Joe Troyer: So here’s what happens, in my experience, and I’ll give you a little bit of psychology when it comes to Google ads and and how I believe you should play the game when it comes to Google ads. When you first start out a Google ads account, your quality score on your campaigns, or even when you add new campaigns. Your quality score when you just start is going to be like nothing, right? And you need to prove to Google that people are going to visit the landing page, that they’re not going to bounce on the landing page, that you’re going to give the user a good experience. And you have to just play this waiting game with Google for them to give you a good quality score.
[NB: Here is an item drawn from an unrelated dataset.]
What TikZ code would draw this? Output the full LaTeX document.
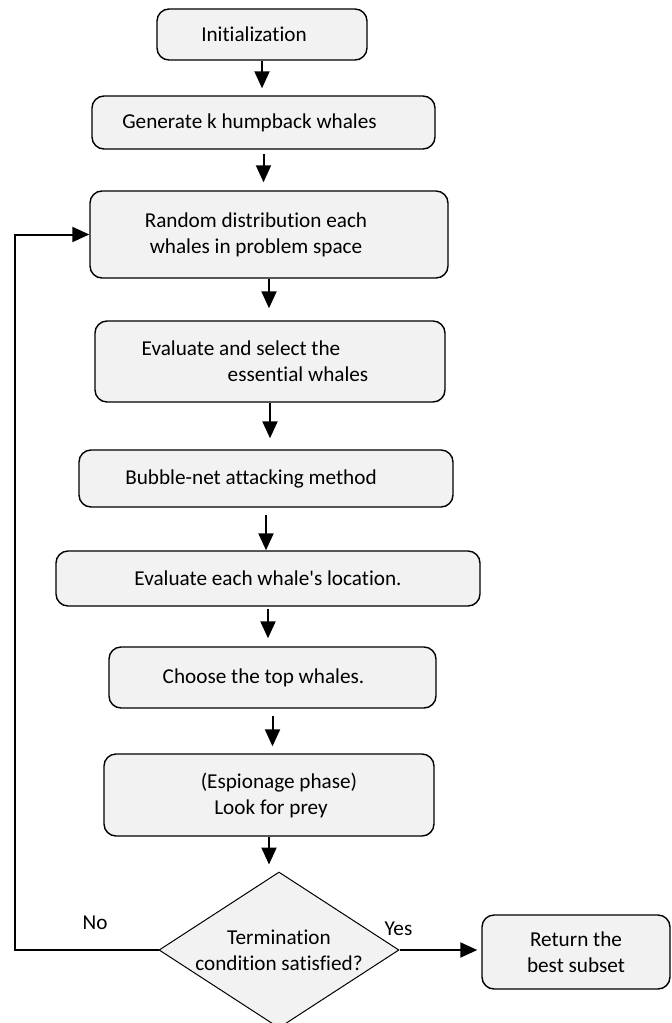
\documentclass[tikz,border=0pt]{standalone}
\usepackage{fontspec}
\setmainfont{Carlito}[Ligatures={NoCommon}]
\usetikzlibrary{arrows.meta, shapes.geometric}
\definecolor{boxfill}{HTML}{F2F2F2}

\begin{document}
\begin{tikzpicture}[x=0.5pt, y=-0.5pt,
  font=\fontsize{10.6pt}{13pt}\selectfont,
  >={Triangle[length=8.5pt, width=7.5pt]},
  stepbox/.style={draw=black, line width=0.7pt, fill=boxfill, rounded corners=6pt,
    inner sep=0pt, align=center},
  decision/.style={diamond, draw=black, line width=0.5pt, fill=boxfill, aspect=1.54,
    inner sep=0pt, minimum width=120pt, minimum height=78pt, align=center},
  flow/.style={->, line width=1pt}]

% Canvas: 671 x 1023, one unit = one pixel, y pointing down
\useasboundingbox (0,0) rectangle (671,1023);

% Main column of steps
\node[stepbox, minimum width=105pt, minimum height=25.5pt] (init) at (262,34.5)
  {Initialization\hspace*{8pt}};
\node[stepbox, minimum width=171.5pt, minimum height=26.5pt] (gen) at (263.5,122.5)
  {Generate k humpback whales\hspace*{14pt}};
\node[stepbox, minimum width=179pt, minimum height=43.5pt] (rand) at (269,234.5)
  {Random distribution each\hspace*{13pt}\\ whales in problem space\hspace*{13pt}};
\node[stepbox, minimum width=175pt, minimum height=40.5pt] (eval) at (270,361.5)
  {Evaluate and select the\hspace*{29pt}\\ \hspace*{28pt}essential whales};
\node[stepbox, minimum width=187pt, minimum height=28.5pt] (bubble) at (266,478.5)
  {Bubble-net attacking method\hspace*{15pt}};
\node[stepbox, minimum width=212pt, minimum height=27.5pt] (loc) at (268,578.5)
  {Evaluate each whale\textquotesingle s location.};
\node[stepbox, minimum width=163.5pt, minimum height=30.5pt] (top) at (272.5,677.5)
  {Choose the top whales.\hspace*{9pt}};
\node[stepbox, minimum width=165pt, minimum height=41pt] (spy) at (269,795)
  {\hspace*{10pt}(Espionage phase)\\ \hspace*{2pt}Look for prey};

% Decision and exit
\node[decision] (stop) at (279,950) {Termination\\ condition satisfied?};
\node[stepbox, minimum width=94pt, minimum height=37pt] (ret) at (576,952)
  {Return the\\ best subset};

% Downward arrows
\draw[flow, shorten >=3.5pt] (init.south) -- (init.south |- gen.north);
\draw[flow, shorten <=2pt, shorten >=4pt] (gen.south) -- (gen.south |- rand.north);
\draw[flow, shorten >=6pt] (rand.south) -- (rand.south |- eval.north);
\draw[flow, shorten >=5.5pt] (eval.south) -- (eval.south |- bubble.north);
\draw[flow, shorten <=3.5pt] (bubble.south) -- (bubble.south |- loc.north);
\draw[flow, shorten <=1pt, shorten >=4pt] (loc.south) -- (loc.south |- top.north);
\draw[flow, shorten <=3.5pt, shorten >=3.5pt] (top.south) -- (top.south |- spy.north);
\draw[flow, shorten >=3.5pt] (spy.south) -- (spy.south |- stop.north);

% Yes branch
\draw[flow, shorten >=2pt] (stop.east) -- (stop.east -| ret.west);
\node (yes) at (398.5,929) {Yes};

% No branch, back to the distribution step
\coordinate (back) at (15,950);
\draw[flow] (stop.west) -- (back) |- (rand.west);
\node (no) at (95,923) {No};

\end{tikzpicture}
\end{document}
Joe Troyer: So there’s other things that you can do by all means to help get a good quality score. You’ve got a good landing page, you have good ads that have a high click through rate. But essentially for me, it’s a timing game, right? You can either take a month to go through and get a good quality score, or you can take a week, right? So time is money, right? And so for me, when I’m running Google ads campaigns, I will purposely bid high and frankly, pay through the nose for the first week to two weeks, just so that I can get enough impressions and I can get enough clicks to raise my quality score. So what you’ll see is in my first two weeks, my quality score is jack. It’s horrible, it’s crap, it’s nothing. And my cost per click is really high.
Joe Troyer: But then what happens is my click through rate goes up, my quality score goes up and my cost per click, like nosedives in a good way, and my cost per click goes down. And, my point of view, you can either do that like I do, and you can spend your way to getting faster results. Or you can quite literally play the game with Google for months, and quite literally folks, months.
Joe Troyer: So for me, time is money and I don’t want to be playing that game longterm. So when I have a customer that comes on board, I advise them that the first couple of weeks, the first couple of months, we are going to push the envelope. And the goal is not break even, the goal is to figure out what’s happening and come up with a game plan to then break even.
Joe Troyer: Does that make sense to everybody? So for me, the way that I get good quality score is, when launching a campaign, paying through the nose, and giving Google enough data so that they can say that my site is good. Cool.